The laws that regulate fracking come mainly from 15 different European Directives. This includes EU-wide agreements on water contamination, air pollution, chemicals, climate change, biodiversity, environmental liability (who’s to blame for negative impacts), and a requirement to consult local communities and assess potential adverse effects.
If these rules are not faithfully transferred into UK law then our currently inadequate fracking regulations would be made even weaker.
It’s reasonable to worry that the government will not faithfully transfer these laws. They have often made clear that they think fracking regulation is already too restrictive and have opposed proposals to tighten it.
The UK’s track record paints a worrying picture for the future of fracking post-Brexit, especially if we lose EU environmental protections and legal systems.
There is a risk that fracking companies will try to exploit Brexit to water down environmental laws in their favour.
Last year INEOS and other chemical companies managed to win a £100m-per-year exemption from the carbon trading scheme from the government.

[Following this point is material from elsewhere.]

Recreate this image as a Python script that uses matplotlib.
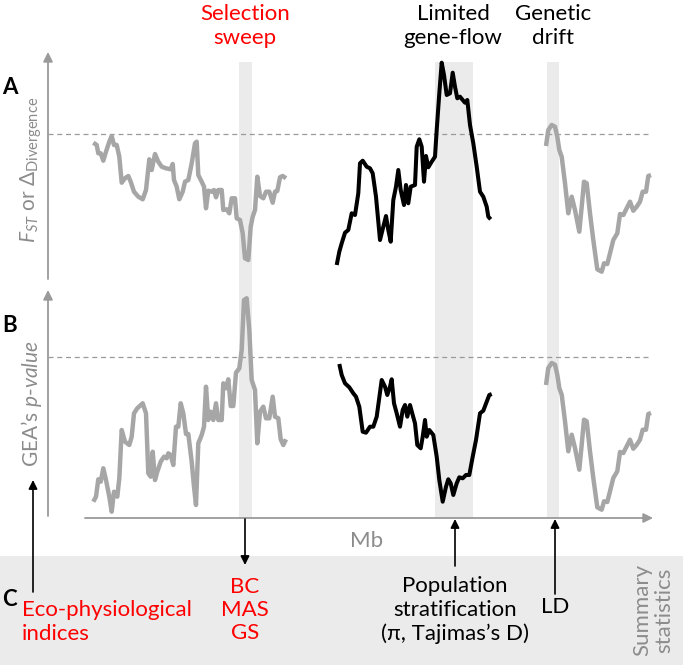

We can only assume companies will fight for other exemptions from climate policy costs and green taxes.
With the concern about what a post-Brexit UK will look like, oil and gas companies are jumping at the opportunity to promote fracking. Instead, the focus should be on greener, community-owned energy.
It’s clear that the UK must accurately transfer EU rules into our own laws as a very minimum, if we’re to avoid a fracking free-for-all in a post-Brexit UK.